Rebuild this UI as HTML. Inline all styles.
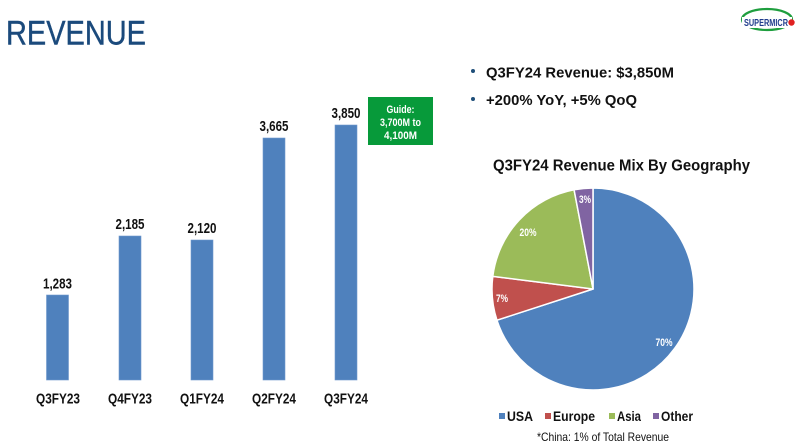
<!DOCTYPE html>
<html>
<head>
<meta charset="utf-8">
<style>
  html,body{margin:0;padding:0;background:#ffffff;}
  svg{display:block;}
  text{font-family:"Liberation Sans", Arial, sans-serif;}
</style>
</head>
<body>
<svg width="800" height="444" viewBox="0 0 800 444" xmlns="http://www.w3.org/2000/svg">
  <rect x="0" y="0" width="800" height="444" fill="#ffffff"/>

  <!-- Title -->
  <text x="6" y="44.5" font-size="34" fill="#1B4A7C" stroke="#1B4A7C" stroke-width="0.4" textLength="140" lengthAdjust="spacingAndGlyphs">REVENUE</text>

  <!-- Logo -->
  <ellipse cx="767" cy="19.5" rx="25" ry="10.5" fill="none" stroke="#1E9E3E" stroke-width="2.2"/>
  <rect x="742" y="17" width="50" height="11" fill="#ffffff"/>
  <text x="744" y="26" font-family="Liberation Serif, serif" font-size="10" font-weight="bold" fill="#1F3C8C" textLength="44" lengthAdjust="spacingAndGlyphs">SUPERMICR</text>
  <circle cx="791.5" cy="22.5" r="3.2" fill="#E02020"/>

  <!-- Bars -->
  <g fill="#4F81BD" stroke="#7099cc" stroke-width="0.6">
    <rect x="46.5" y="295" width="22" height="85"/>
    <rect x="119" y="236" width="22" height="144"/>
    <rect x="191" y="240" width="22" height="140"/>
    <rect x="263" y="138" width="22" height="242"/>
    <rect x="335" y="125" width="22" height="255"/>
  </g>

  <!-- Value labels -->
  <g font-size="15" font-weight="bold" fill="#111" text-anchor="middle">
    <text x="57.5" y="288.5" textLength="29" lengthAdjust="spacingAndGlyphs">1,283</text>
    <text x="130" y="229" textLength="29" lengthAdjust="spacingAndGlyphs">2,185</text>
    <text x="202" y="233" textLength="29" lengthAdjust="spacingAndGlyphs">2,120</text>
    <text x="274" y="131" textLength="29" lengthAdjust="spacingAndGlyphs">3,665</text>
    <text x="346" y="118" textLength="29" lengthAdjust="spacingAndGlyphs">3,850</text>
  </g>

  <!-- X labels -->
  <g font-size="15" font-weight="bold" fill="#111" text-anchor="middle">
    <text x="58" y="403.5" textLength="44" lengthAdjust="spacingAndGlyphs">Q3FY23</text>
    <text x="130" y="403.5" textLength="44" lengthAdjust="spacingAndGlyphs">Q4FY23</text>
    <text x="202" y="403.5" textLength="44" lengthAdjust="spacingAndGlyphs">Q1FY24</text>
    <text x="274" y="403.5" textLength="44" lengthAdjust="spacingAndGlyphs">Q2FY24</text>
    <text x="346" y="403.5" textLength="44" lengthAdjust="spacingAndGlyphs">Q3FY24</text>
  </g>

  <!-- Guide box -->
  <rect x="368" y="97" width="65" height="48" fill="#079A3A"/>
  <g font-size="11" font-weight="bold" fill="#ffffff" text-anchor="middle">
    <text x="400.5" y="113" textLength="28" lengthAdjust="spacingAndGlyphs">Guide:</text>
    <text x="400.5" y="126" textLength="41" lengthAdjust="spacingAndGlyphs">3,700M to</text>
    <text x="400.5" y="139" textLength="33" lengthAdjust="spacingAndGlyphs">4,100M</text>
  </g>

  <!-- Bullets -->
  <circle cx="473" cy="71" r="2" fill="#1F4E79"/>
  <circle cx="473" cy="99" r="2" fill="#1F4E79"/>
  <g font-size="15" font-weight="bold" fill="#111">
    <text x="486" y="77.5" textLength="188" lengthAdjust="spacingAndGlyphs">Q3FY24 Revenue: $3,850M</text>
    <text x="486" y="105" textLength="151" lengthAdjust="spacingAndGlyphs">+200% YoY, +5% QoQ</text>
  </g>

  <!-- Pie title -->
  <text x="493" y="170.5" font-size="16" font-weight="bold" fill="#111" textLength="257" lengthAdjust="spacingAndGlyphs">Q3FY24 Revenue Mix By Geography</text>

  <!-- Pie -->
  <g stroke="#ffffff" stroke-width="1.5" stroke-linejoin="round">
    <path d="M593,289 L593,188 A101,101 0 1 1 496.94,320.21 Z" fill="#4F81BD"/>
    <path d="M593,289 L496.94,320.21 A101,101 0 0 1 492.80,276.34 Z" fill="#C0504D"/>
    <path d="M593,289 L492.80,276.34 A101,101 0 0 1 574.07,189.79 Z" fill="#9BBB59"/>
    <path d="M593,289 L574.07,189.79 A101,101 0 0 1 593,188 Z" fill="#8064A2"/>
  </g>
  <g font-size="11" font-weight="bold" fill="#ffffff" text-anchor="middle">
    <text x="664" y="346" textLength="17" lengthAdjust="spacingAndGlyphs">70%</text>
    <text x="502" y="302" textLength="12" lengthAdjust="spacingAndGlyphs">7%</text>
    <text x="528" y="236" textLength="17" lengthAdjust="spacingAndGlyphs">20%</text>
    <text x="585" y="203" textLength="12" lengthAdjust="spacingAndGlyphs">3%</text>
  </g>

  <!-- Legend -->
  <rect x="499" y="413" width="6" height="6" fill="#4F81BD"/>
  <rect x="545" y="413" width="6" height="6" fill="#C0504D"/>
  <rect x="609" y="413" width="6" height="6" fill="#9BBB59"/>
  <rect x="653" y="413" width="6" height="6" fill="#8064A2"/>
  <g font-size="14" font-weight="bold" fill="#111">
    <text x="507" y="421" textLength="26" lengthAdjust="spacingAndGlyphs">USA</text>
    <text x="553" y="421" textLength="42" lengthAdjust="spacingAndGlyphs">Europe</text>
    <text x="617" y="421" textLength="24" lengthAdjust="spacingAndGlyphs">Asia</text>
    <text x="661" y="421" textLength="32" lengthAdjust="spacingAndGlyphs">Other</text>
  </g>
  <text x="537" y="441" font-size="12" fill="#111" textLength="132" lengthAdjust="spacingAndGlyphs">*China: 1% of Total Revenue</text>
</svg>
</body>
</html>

PROBLEM -
Print the listing above in full, exactly as written. Omit any pictures.

RESULT BELOW -
Rebuild this UI as HTML. Inline all styles.
<!DOCTYPE html>
<html>
<head>
<meta charset="utf-8">
<style>
  html,body{margin:0;padding:0;background:#ffffff;}
  svg{display:block;}
  text{font-family:"Liberation Sans", Arial, sans-serif;}
</style>
</head>
<body>
<svg width="800" height="444" viewBox="0 0 800 444" xmlns="http://www.w3.org/2000/svg">
  <rect x="0" y="0" width="800" height="444" fill="#ffffff"/>

  <!-- Title -->
  <text x="6" y="44.5" font-size="34" fill="#1B4A7C" stroke="#1B4A7C" stroke-width="0.4" textLength="140" lengthAdjust="spacingAndGlyphs">REVENUE</text>

  <!-- Logo -->
  <ellipse cx="767" cy="19.5" rx="25" ry="10.5" fill="none" stroke="#1E9E3E" stroke-width="2.2"/>
  <rect x="742" y="17" width="50" height="11" fill="#ffffff"/>
  <text x="744" y="26" font-family="Liberation Serif, serif" font-size="10" font-weight="bold" fill="#1F3C8C" textLength="44" lengthAdjust="spacingAndGlyphs">SUPERMICR</text>
  <circle cx="791.5" cy="22.5" r="3.2" fill="#E02020"/>

  <!-- Bars -->
  <g fill="#4F81BD" stroke="#7099cc" stroke-width="0.6">
    <rect x="46.5" y="295" width="22" height="85"/>
    <rect x="119" y="236" width="22" height="144"/>
    <rect x="191" y="240" width="22" height="140"/>
    <rect x="263" y="138" width="22" height="242"/>
    <rect x="335" y="125" width="22" height="255"/>
  </g>

  <!-- Value labels -->
  <g font-size="15" font-weight="bold" fill="#111" text-anchor="middle">
    <text x="57.5" y="288.5" textLength="29" lengthAdjust="spacingAndGlyphs">1,283</text>
    <text x="130" y="229" textLength="29" lengthAdjust="spacingAndGlyphs">2,185</text>
    <text x="202" y="233" textLength="29" lengthAdjust="spacingAndGlyphs">2,120</text>
    <text x="274" y="131" textLength="29" lengthAdjust="spacingAndGlyphs">3,665</text>
    <text x="346" y="118" textLength="29" lengthAdjust="spacingAndGlyphs">3,850</text>
  </g>

  <!-- X labels -->
  <g font-size="15" font-weight="bold" fill="#111" text-anchor="middle">
    <text x="58" y="403.5" textLength="44" lengthAdjust="spacingAndGlyphs">Q3FY23</text>
    <text x="130" y="403.5" textLength="44" lengthAdjust="spacingAndGlyphs">Q4FY23</text>
    <text x="202" y="403.5" textLength="44" lengthAdjust="spacingAndGlyphs">Q1FY24</text>
    <text x="274" y="403.5" textLength="44" lengthAdjust="spacingAndGlyphs">Q2FY24</text>
    <text x="346" y="403.5" textLength="44" lengthAdjust="spacingAndGlyphs">Q3FY24</text>
  </g>

  <!-- Guide box -->
  <rect x="368" y="97" width="65" height="48" fill="#079A3A"/>
  <g font-size="11" font-weight="bold" fill="#ffffff" text-anchor="middle">
    <text x="400.5" y="113" textLength="28" lengthAdjust="spacingAndGlyphs">Guide:</text>
    <text x="400.5" y="126" textLength="41" lengthAdjust="spacingAndGlyphs">3,700M to</text>
    <text x="400.5" y="139" textLength="33" lengthAdjust="spacingAndGlyphs">4,100M</text>
  </g>

  <!-- Bullets -->
  <circle cx="473" cy="71" r="2" fill="#1F4E79"/>
  <circle cx="473" cy="99" r="2" fill="#1F4E79"/>
  <g font-size="15" font-weight="bold" fill="#111">
    <text x="486" y="77.5" textLength="188" lengthAdjust="spacingAndGlyphs">Q3FY24 Revenue: $3,850M</text>
    <text x="486" y="105" textLength="151" lengthAdjust="spacingAndGlyphs">+200% YoY, +5% QoQ</text>
  </g>

  <!-- Pie title -->
  <text x="493" y="170.5" font-size="16" font-weight="bold" fill="#111" textLength="257" lengthAdjust="spacingAndGlyphs">Q3FY24 Revenue Mix By Geography</text>

  <!-- Pie -->
  <g stroke="#ffffff" stroke-width="1.5" stroke-linejoin="round">
    <path d="M593,289 L593,188 A101,101 0 1 1 496.94,320.21 Z" fill="#4F81BD"/>
    <path d="M593,289 L496.94,320.21 A101,101 0 0 1 492.80,276.34 Z" fill="#C0504D"/>
    <path d="M593,289 L492.80,276.34 A101,101 0 0 1 574.07,189.79 Z" fill="#9BBB59"/>
    <path d="M593,289 L574.07,189.79 A101,101 0 0 1 593,188 Z" fill="#8064A2"/>
  </g>
  <g font-size="11" font-weight="bold" fill="#ffffff" text-anchor="middle">
    <text x="664" y="346" textLength="17" lengthAdjust="spacingAndGlyphs">70%</text>
    <text x="502" y="302" textLength="12" lengthAdjust="spacingAndGlyphs">7%</text>
    <text x="528" y="236" textLength="17" lengthAdjust="spacingAndGlyphs">20%</text>
    <text x="585" y="203" textLength="12" lengthAdjust="spacingAndGlyphs">3%</text>
  </g>

  <!-- Legend -->
  <rect x="499" y="413" width="6" height="6" fill="#4F81BD"/>
  <rect x="545" y="413" width="6" height="6" fill="#C0504D"/>
  <rect x="609" y="413" width="6" height="6" fill="#9BBB59"/>
  <rect x="653" y="413" width="6" height="6" fill="#8064A2"/>
  <g font-size="14" font-weight="bold" fill="#111">
    <text x="507" y="421" textLength="26" lengthAdjust="spacingAndGlyphs">USA</text>
    <text x="553" y="421" textLength="42" lengthAdjust="spacingAndGlyphs">Europe</text>
    <text x="617" y="421" textLength="24" lengthAdjust="spacingAndGlyphs">Asia</text>
    <text x="661" y="421" textLength="32" lengthAdjust="spacingAndGlyphs">Other</text>
  </g>
  <text x="537" y="441" font-size="12" fill="#111" textLength="132" lengthAdjust="spacingAndGlyphs">*China: 1% of Total Revenue</text>
</svg>
</body>
</html>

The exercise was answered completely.